[BEGIN DATA FOR PROCESSING]

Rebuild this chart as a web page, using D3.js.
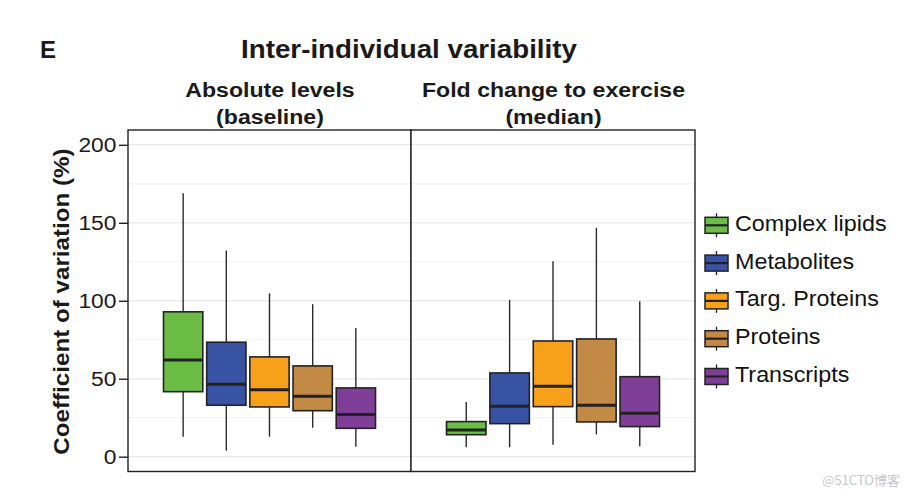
<!DOCTYPE html>
<html><head><meta charset="utf-8">
<script src="https://cdn.jsdelivr.net/npm/d3@7"></script>
<style>body{margin:0;background:#fff}svg{display:block;font-family:Arial,"Liberation Sans",sans-serif}</style>
</head><body>
<svg id="c" width="911" height="498"></svg>
<script>
const categories = ["Complex lipids","Metabolites","Targ. Proteins","Proteins","Transcripts"];
const colors = ["#6cbd45","#3953a4","#f7a11a","#c38a45","#7f3f98"];
const panels = ["Absolute levels|(baseline)","Fold change to exercise|(median)"];
// [low, q1, median, q3, high]
const baseline = [
  [12.8, 41.7, 62, 92.9, 169],
  [3.9, 33, 46.4, 73.4, 132.2],
  [12.8, 31.9, 43, 64, 104.8],
  [18.6, 29.5, 38.7, 58.2, 97.8],
  [6.4, 18.2, 27, 44.1, 82.6]
];
const foldChange = [
  [6, 14.1, 17.1, 22.5, 35.1],
  [6, 21.2, 32.3, 53.7, 100.6],
  [7.7, 32.1, 45.2, 74.2, 125.4],
  [14.3, 22.3, 33, 75.5, 146.8],
  [6.7, 19.3, 27.8, 51.3, 99.7]
];
const yTicks = [0,50,100,150,200];
const yMinor = [25,75,125,175];

const svg = d3.select("#c");
const yTop = 130, yBot = 471.5;
const y = d3.scaleLinear().domain([-9.5, 209.5]).range([yBot, yTop]);
const panelX = [[128,411],[411,695]];
const data = [baseline, foldChange];

function label(parent, x, yy, txt, size, sx, opts = {}) {
  const g = parent.append("g").attr("transform", `translate(${x},${yy})${opts.rot ? " rotate(" + opts.rot + ")" : ""} scale(${sx},1)`);
  return g.append("text").attr("x",0).attr("y",0)
    .attr("text-anchor", opts.anchor || "start")
    .attr("font-size", size)
    .attr("font-weight", opts.bold ? "bold" : "normal")
    .attr("fill", opts.fill || "#1a1a1a")
    .text(txt);
}

panelX.forEach(([x0,x1], pi) => {
  const g = svg.append("g");
  g.append("rect").attr("x",x0).attr("y",yTop).attr("width",x1-x0).attr("height",yBot-yTop).attr("fill","#fff");
  yMinor.forEach(v => g.append("line").attr("x1",x0).attr("x2",x1).attr("y1",y(v)).attr("y2",y(v)).attr("stroke","#f2f2f2").attr("stroke-width",1.2));
  yTicks.forEach(v => g.append("line").attr("x1",x0).attr("x2",x1).attr("y1",y(v)).attr("y2",y(v)).attr("stroke","#ebebeb").attr("stroke-width",1.4));
  const xb = d3.scaleBand().domain(categories).range([x0+35.5, x1-35.5]).paddingInner(0.09);
  data[pi].forEach((d, i) => {
    const cx = xb(categories[i]) + xb.bandwidth()/2;
    const bx = xb(categories[i]), bw = xb.bandwidth();
    g.append("line").attr("x1",cx).attr("x2",cx).attr("y1",y(d[0])).attr("y2",y(d[4])).attr("stroke","#2a2a2a").attr("stroke-width",1.4);
    g.append("rect").attr("x",bx).attr("y",y(d[3])).attr("width",bw).attr("height",y(d[1])-y(d[3]))
      .attr("fill",colors[i]).attr("stroke","#222").attr("stroke-width",1.6);
    g.append("line").attr("x1",bx).attr("x2",bx+bw).attr("y1",y(d[2])).attr("y2",y(d[2])).attr("stroke","#222").attr("stroke-width",3);
  });
  g.append("rect").attr("x",x0).attr("y",yTop).attr("width",x1-x0).attr("height",yBot-yTop).attr("fill","none").attr("stroke","#222").attr("stroke-width",1.4);
  const [l1,l2] = panels[pi].split("|");
  const cxp = (x0+x1)/2 + 0.5;
  label(svg, cxp, 96.5, l1, 21, 1.1, {anchor:"middle", bold:true});
  label(svg, cxp, 124, l2, 21, 1.1, {anchor:"middle", bold:true});
});

// y axis
const ax = svg.append("g").attr("transform","translate(128,0)").call(d3.axisLeft(y).tickValues(yTicks).tickSize(9).tickPadding(2));
ax.select(".domain").remove();
ax.selectAll(".tick line").attr("stroke","#222").attr("stroke-width",1.4);
ax.selectAll(".tick text").remove();
ax.selectAll(".tick").each(function(v) {
  label(d3.select(this), -11.5, 7, String(v), 19.5, 1.17, {anchor:"end"});
});

label(svg, 69, 301.5, "Coefficient of variation (%)", 22, 1.1, {anchor:"middle", bold:true, rot:-90});

label(svg, 409, 58.3, "Inter-individual variability", 26.5, 1.047, {anchor:"middle", bold:true});
label(svg, 40, 58, "E", 24, 1.0, {bold:true});

// legend
const leg = svg.append("g");
categories.forEach((c, i) => {
  const yy = 225.3 + i*37.8;
  const kx = 705, kw = 23, kh = 16;
  leg.append("line").attr("x1",kx+kw/2).attr("x2",kx+kw/2).attr("y1",yy-kh/2-4).attr("y2",yy+kh/2+4).attr("stroke","#222").attr("stroke-width",1.3);
  leg.append("rect").attr("x",kx).attr("y",yy-kh/2).attr("width",kw).attr("height",kh).attr("fill",colors[i]).attr("stroke","#222").attr("stroke-width",1.5);
  leg.append("line").attr("x1",kx).attr("x2",kx+kw).attr("y1",yy).attr("y2",yy).attr("stroke","#222").attr("stroke-width",2.2);
  label(leg, 735, yy+5.5, c, 22, 1.06, {fill:"#111"});
});

svg.append("text").attr("x",900).attr("y",485).attr("text-anchor","end").attr("font-size",13).attr("fill","#c8c8c8").attr("font-family","'Noto Sans CJK SC',sans-serif").text("@51CTO博客");
</script>
</body></html>
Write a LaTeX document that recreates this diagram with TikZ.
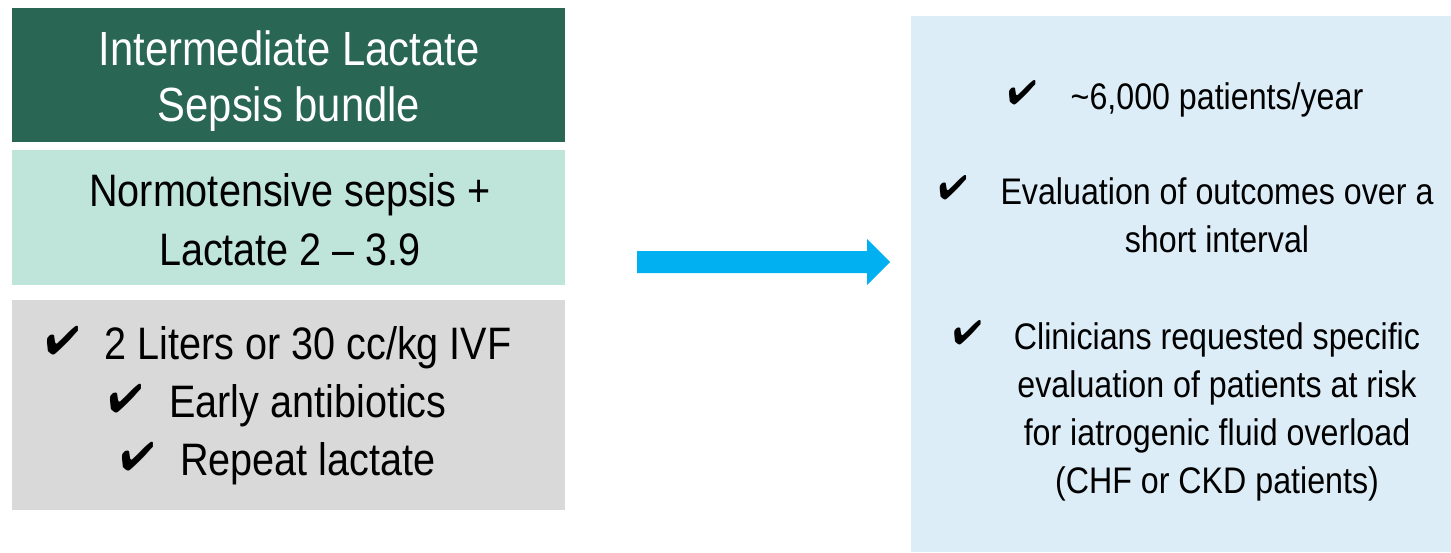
\documentclass[tikz,border=0pt]{standalone}
\usepackage{fontspec}
\setmainfont[FakeStretch=0.87]{Liberation Sans}
\usepackage{pifont}

\definecolor{headgreen}{HTML}{296654}
\definecolor{critgreen}{HTML}{BFE4DA}
\definecolor{bundlegray}{HTML}{D9D9D9}
\definecolor{arrowblue}{HTML}{00B0F0}
\definecolor{notesblue}{HTML}{DCEDF7}

% check mark hanging to the left of a centred line
\newcommand{\tick}[2]{\llap{\raisebox{5pt}{\fontsize{#1}{#1}\selectfont\ding{52}}\hspace{#2}}}

\begin{document}
\begin{tikzpicture}[x=1pt,y=-1pt,
  panel/.style={draw=none, inner sep=0, outer sep=0, anchor=north west},
  txt/.style={anchor=base, align=center, inner sep=0, outer sep=0, text=black},
  bigtxt/.style={txt, font=\fontsize{45.5}{57}\selectfont},
  smalltxt/.style={txt, font=\fontsize{37}{48}\selectfont}]
\useasboundingbox (0,0) rectangle (1451,552);

% left column of boxes
\node[panel, fill=headgreen, minimum width=553, minimum height=134] (head) at (12,8) {};
\node[panel, fill=critgreen, minimum width=553, minimum height=135] (crit) at (12,150) {};
\node[panel, fill=bundlegray, minimum width=553, minimum height=210] (bundle) at (12,300) {};

% right notes panel
\node[panel, fill=notesblue, minimum width=540, minimum height=536] (notes) at (911,16) {};

% block arrow between the columns
\fill[arrowblue] (637,251) -- (867,251) -- (867,239) -- (890,262) -- (867,285)
  -- (867,273) -- (637,273) -- cycle;

% texts of the left column (anchored at the baseline of their last line)
\node[txt, text=white, font=\fontsize{48}{56}\selectfont] (headtxt) at (289,121)
  {Intermediate Lactate\\Sepsis bundle};
\node[bigtxt, font=\fontsize{45.5}{59}\selectfont] (crittxt) at (290,265)
  {Normotensive sepsis +\\Lactate 2 -- 3.9};
\node[bigtxt, font=\fontsize{45.5}{58}\selectfont] (bundletxt) at (308,475)
  {\tick{40}{25pt}2 Liters or 30 cc/kg IVF\\
   \tick{40}{27pt}Early antibiotics\\
   \tick{40}{26pt}Repeat lactate};

% texts of the notes panel
\node[smalltxt] (note1) at (1217,109) {\tick{34}{34pt}\textasciitilde6,000 patients/year};
\node[smalltxt] (note2) at (1217,252) {\tick{34}{33pt}Evaluation of outcomes over a\\short interval};
\node[smalltxt] (note3) at (1217,493)
  {\tick{34}{32pt}Clinicians requested specific\\evaluation of patients at risk\\
   for iatrogenic fluid overload\\(CHF or CKD patients)};
\end{tikzpicture}
\end{document}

[END DATA FOR PROCESSING]

GIVEN REQUEST :: Filter the data, keeping only the lines that contain "this".

EXERCISE ANSWER ::
Rebuild this chart as a web page, using D3.js.
  label(d3.select(this), -11.5, 7, String(v), 19.5, 1.17, {anchor:"end"});
Write a LaTeX document that recreates this diagram with TikZ.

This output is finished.